* BEGIN *

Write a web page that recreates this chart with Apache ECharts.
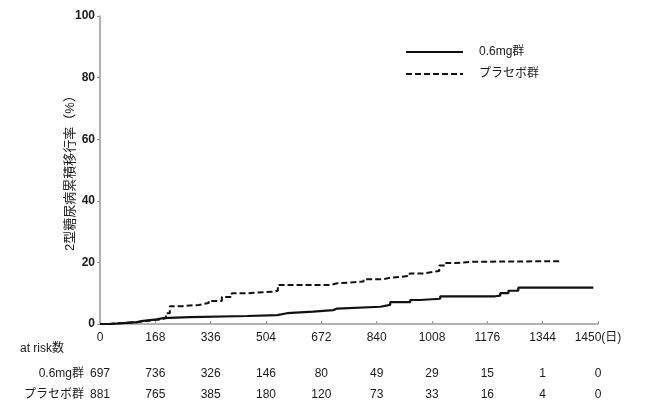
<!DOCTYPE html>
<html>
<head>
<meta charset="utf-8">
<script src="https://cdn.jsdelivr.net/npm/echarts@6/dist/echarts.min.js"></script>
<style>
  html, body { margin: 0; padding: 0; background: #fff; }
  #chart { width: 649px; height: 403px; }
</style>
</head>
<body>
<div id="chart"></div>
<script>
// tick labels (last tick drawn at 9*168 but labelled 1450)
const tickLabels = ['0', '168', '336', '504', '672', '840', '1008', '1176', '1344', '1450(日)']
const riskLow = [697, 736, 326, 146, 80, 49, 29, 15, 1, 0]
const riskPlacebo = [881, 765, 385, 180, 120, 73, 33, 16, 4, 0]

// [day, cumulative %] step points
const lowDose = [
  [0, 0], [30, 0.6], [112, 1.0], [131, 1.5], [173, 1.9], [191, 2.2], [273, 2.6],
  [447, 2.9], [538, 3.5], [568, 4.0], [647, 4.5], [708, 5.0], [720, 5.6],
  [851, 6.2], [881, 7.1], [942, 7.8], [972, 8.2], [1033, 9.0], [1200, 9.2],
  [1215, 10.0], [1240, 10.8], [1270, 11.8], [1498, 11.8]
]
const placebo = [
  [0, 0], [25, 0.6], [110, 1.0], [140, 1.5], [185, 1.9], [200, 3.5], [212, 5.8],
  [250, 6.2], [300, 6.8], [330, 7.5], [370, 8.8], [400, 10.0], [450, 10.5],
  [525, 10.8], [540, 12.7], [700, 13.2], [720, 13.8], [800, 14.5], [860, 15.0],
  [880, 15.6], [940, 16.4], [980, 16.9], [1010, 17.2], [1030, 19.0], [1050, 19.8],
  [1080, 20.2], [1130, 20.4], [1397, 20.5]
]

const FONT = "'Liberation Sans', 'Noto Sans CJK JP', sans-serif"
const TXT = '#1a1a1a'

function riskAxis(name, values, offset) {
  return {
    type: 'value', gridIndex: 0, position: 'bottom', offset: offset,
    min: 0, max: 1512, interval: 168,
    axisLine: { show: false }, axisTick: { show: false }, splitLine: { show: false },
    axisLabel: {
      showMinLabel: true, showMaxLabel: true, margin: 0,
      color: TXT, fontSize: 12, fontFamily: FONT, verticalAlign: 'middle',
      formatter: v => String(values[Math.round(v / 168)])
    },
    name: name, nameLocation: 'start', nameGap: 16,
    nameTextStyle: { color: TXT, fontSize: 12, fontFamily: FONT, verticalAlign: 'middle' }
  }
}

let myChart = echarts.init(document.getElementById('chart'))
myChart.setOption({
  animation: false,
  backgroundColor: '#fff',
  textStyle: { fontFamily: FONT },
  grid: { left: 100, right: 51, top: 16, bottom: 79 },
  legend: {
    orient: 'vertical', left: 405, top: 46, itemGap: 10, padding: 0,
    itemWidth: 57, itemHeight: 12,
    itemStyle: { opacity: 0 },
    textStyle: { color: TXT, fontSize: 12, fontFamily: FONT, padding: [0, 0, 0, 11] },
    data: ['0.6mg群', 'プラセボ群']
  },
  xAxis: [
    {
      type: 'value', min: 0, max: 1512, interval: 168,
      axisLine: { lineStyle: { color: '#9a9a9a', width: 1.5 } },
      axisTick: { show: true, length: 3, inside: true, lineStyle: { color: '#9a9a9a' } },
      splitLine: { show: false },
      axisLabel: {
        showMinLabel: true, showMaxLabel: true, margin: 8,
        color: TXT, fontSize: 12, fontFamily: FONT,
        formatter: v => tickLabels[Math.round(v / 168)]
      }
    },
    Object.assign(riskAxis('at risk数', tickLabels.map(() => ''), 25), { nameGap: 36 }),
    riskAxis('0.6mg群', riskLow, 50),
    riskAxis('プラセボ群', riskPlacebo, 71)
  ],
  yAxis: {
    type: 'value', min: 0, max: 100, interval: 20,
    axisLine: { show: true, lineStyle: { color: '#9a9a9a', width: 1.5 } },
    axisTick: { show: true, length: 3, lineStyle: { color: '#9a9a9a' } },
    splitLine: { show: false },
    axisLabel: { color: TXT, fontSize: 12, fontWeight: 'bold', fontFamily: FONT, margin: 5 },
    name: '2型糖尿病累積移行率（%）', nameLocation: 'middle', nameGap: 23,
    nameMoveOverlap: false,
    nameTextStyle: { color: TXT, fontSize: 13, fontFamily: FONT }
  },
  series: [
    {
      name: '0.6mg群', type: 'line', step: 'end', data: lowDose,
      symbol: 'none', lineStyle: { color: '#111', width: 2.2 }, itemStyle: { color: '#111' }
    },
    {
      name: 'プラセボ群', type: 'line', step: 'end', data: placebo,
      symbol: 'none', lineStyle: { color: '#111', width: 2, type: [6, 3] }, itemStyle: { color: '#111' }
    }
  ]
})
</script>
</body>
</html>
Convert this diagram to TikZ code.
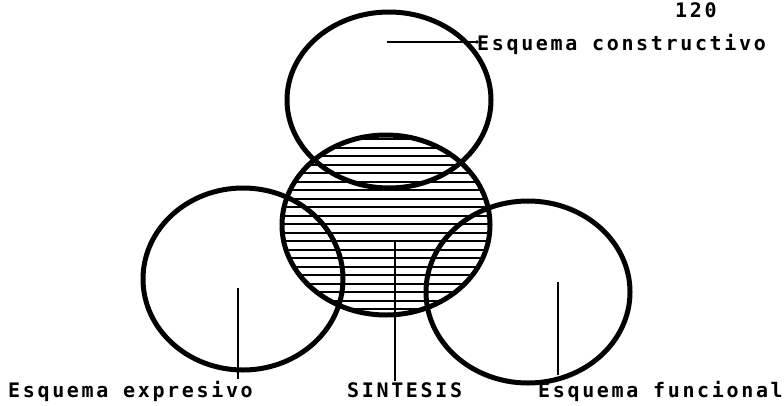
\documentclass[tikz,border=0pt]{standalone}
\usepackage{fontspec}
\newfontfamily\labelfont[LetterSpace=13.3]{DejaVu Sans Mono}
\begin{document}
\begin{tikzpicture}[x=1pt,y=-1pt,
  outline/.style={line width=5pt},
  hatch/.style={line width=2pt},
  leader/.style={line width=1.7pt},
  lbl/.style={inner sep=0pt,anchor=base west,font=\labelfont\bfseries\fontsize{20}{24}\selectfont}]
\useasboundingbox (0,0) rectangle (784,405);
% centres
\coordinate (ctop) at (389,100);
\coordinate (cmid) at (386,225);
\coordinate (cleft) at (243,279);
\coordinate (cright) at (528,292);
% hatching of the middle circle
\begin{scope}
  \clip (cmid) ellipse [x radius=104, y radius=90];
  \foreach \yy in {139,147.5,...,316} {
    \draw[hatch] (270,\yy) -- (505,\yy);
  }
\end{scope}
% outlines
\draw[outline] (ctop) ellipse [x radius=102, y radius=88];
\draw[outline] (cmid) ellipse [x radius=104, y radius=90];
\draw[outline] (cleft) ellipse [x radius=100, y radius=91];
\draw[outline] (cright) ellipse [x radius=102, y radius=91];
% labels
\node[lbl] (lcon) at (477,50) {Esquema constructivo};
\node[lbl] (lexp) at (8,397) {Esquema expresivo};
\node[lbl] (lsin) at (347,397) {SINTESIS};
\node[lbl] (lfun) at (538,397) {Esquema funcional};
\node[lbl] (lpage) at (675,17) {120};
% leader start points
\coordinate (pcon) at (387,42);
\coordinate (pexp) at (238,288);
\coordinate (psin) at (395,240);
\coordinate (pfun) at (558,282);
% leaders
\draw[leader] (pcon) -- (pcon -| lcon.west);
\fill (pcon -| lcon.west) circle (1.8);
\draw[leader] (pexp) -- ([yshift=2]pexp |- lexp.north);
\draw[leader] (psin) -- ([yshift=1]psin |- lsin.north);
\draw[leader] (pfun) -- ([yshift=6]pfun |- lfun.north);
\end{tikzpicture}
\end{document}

* END *

Pictures don't belong in the copy. Transcribe every record exactly as it appears.

TASK RESULT:
Write a web page that recreates this chart with Apache ECharts.
<!DOCTYPE html>
<html>
<head>
<meta charset="utf-8">
<script src="https://cdn.jsdelivr.net/npm/echarts@6/dist/echarts.min.js"></script>
<style>
  html, body { margin: 0; padding: 0; background: #fff; }
  #chart { width: 649px; height: 403px; }
</style>
</head>
<body>
<div id="chart"></div>
<script>
// tick labels (last tick drawn at 9*168 but labelled 1450)
const tickLabels = ['0', '168', '336', '504', '672', '840', '1008', '1176', '1344', '1450(日)']
const riskLow = [697, 736, 326, 146, 80, 49, 29, 15, 1, 0]
const riskPlacebo = [881, 765, 385, 180, 120, 73, 33, 16, 4, 0]

// [day, cumulative %] step points
const lowDose = [
  [0, 0], [30, 0.6], [112, 1.0], [131, 1.5], [173, 1.9], [191, 2.2], [273, 2.6],
  [447, 2.9], [538, 3.5], [568, 4.0], [647, 4.5], [708, 5.0], [720, 5.6],
  [851, 6.2], [881, 7.1], [942, 7.8], [972, 8.2], [1033, 9.0], [1200, 9.2],
  [1215, 10.0], [1240, 10.8], [1270, 11.8], [1498, 11.8]
]
const placebo = [
  [0, 0], [25, 0.6], [110, 1.0], [140, 1.5], [185, 1.9], [200, 3.5], [212, 5.8],
  [250, 6.2], [300, 6.8], [330, 7.5], [370, 8.8], [400, 10.0], [450, 10.5],
  [525, 10.8], [540, 12.7], [700, 13.2], [720, 13.8], [800, 14.5], [860, 15.0],
  [880, 15.6], [940, 16.4], [980, 16.9], [1010, 17.2], [1030, 19.0], [1050, 19.8],
  [1080, 20.2], [1130, 20.4], [1397, 20.5]
]

const FONT = "'Liberation Sans', 'Noto Sans CJK JP', sans-serif"
const TXT = '#1a1a1a'

function riskAxis(name, values, offset) {
  return {
    type: 'value', gridIndex: 0, position: 'bottom', offset: offset,
    min: 0, max: 1512, interval: 168,
    axisLine: { show: false }, axisTick: { show: false }, splitLine: { show: false },
    axisLabel: {
      showMinLabel: true, showMaxLabel: true, margin: 0,
      color: TXT, fontSize: 12, fontFamily: FONT, verticalAlign: 'middle',
      formatter: v => String(values[Math.round(v / 168)])
    },
    name: name, nameLocation: 'start', nameGap: 16,
    nameTextStyle: { color: TXT, fontSize: 12, fontFamily: FONT, verticalAlign: 'middle' }
  }
}

let myChart = echarts.init(document.getElementById('chart'))
myChart.setOption({
  animation: false,
  backgroundColor: '#fff',
  textStyle: { fontFamily: FONT },
  grid: { left: 100, right: 51, top: 16, bottom: 79 },
  legend: {
    orient: 'vertical', left: 405, top: 46, itemGap: 10, padding: 0,
    itemWidth: 57, itemHeight: 12,
    itemStyle: { opacity: 0 },
    textStyle: { color: TXT, fontSize: 12, fontFamily: FONT, padding: [0, 0, 0, 11] },
    data: ['0.6mg群', 'プラセボ群']
  },
  xAxis: [
    {
      type: 'value', min: 0, max: 1512, interval: 168,
      axisLine: { lineStyle: { color: '#9a9a9a', width: 1.5 } },
      axisTick: { show: true, length: 3, inside: true, lineStyle: { color: '#9a9a9a' } },
      splitLine: { show: false },
      axisLabel: {
        showMinLabel: true, showMaxLabel: true, margin: 8,
        color: TXT, fontSize: 12, fontFamily: FONT,
        formatter: v => tickLabels[Math.round(v / 168)]
      }
    },
    Object.assign(riskAxis('at risk数', tickLabels.map(() => ''), 25), { nameGap: 36 }),
    riskAxis('0.6mg群', riskLow, 50),
    riskAxis('プラセボ群', riskPlacebo, 71)
  ],
  yAxis: {
    type: 'value', min: 0, max: 100, interval: 20,
    axisLine: { show: true, lineStyle: { color: '#9a9a9a', width: 1.5 } },
    axisTick: { show: true, length: 3, lineStyle: { color: '#9a9a9a' } },
    splitLine: { show: false },
    axisLabel: { color: TXT, fontSize: 12, fontWeight: 'bold', fontFamily: FONT, margin: 5 },
    name: '2型糖尿病累積移行率（%）', nameLocation: 'middle', nameGap: 23,
    nameMoveOverlap: false,
    nameTextStyle: { color: TXT, fontSize: 13, fontFamily: FONT }
  },
  series: [
    {
      name: '0.6mg群', type: 'line', step: 'end', data: lowDose,
      symbol: 'none', lineStyle: { color: '#111', width: 2.2 }, itemStyle: { color: '#111' }
    },
    {
      name: 'プラセボ群', type: 'line', step: 'end', data: placebo,
      symbol: 'none', lineStyle: { color: '#111', width: 2, type: [6, 3] }, itemStyle: { color: '#111' }
    }
  ]
})
</script>
</body>
</html>
Convert this diagram to TikZ code.
\documentclass[tikz,border=0pt]{standalone}
\usepackage{fontspec}
\newfontfamily\labelfont[LetterSpace=13.3]{DejaVu Sans Mono}
\begin{document}
\begin{tikzpicture}[x=1pt,y=-1pt,
  outline/.style={line width=5pt},
  hatch/.style={line width=2pt},
  leader/.style={line width=1.7pt},
  lbl/.style={inner sep=0pt,anchor=base west,font=\labelfont\bfseries\fontsize{20}{24}\selectfont}]
\useasboundingbox (0,0) rectangle (784,405);
% centres
\coordinate (ctop) at (389,100);
\coordinate (cmid) at (386,225);
\coordinate (cleft) at (243,279);
\coordinate (cright) at (528,292);
% hatching of the middle circle
\begin{scope}
  \clip (cmid) ellipse [x radius=104, y radius=90];
  \foreach \yy in {139,147.5,...,316} {
    \draw[hatch] (270,\yy) -- (505,\yy);
  }
\end{scope}
% outlines
\draw[outline] (ctop) ellipse [x radius=102, y radius=88];
\draw[outline] (cmid) ellipse [x radius=104, y radius=90];
\draw[outline] (cleft) ellipse [x radius=100, y radius=91];
\draw[outline] (cright) ellipse [x radius=102, y radius=91];
% labels
\node[lbl] (lcon) at (477,50) {Esquema constructivo};
\node[lbl] (lexp) at (8,397) {Esquema expresivo};
\node[lbl] (lsin) at (347,397) {SINTESIS};
\node[lbl] (lfun) at (538,397) {Esquema funcional};
\node[lbl] (lpage) at (675,17) {120};
% leader start points
\coordinate (pcon) at (387,42);
\coordinate (pexp) at (238,288);
\coordinate (psin) at (395,240);
\coordinate (pfun) at (558,282);
% leaders
\draw[leader] (pcon) -- (pcon -| lcon.west);
\fill (pcon -| lcon.west) circle (1.8);
\draw[leader] (pexp) -- ([yshift=2]pexp |- lexp.north);
\draw[leader] (psin) -- ([yshift=1]psin |- lsin.north);
\draw[leader] (pfun) -- ([yshift=6]pfun |- lfun.north);
\end{tikzpicture}
\end{document}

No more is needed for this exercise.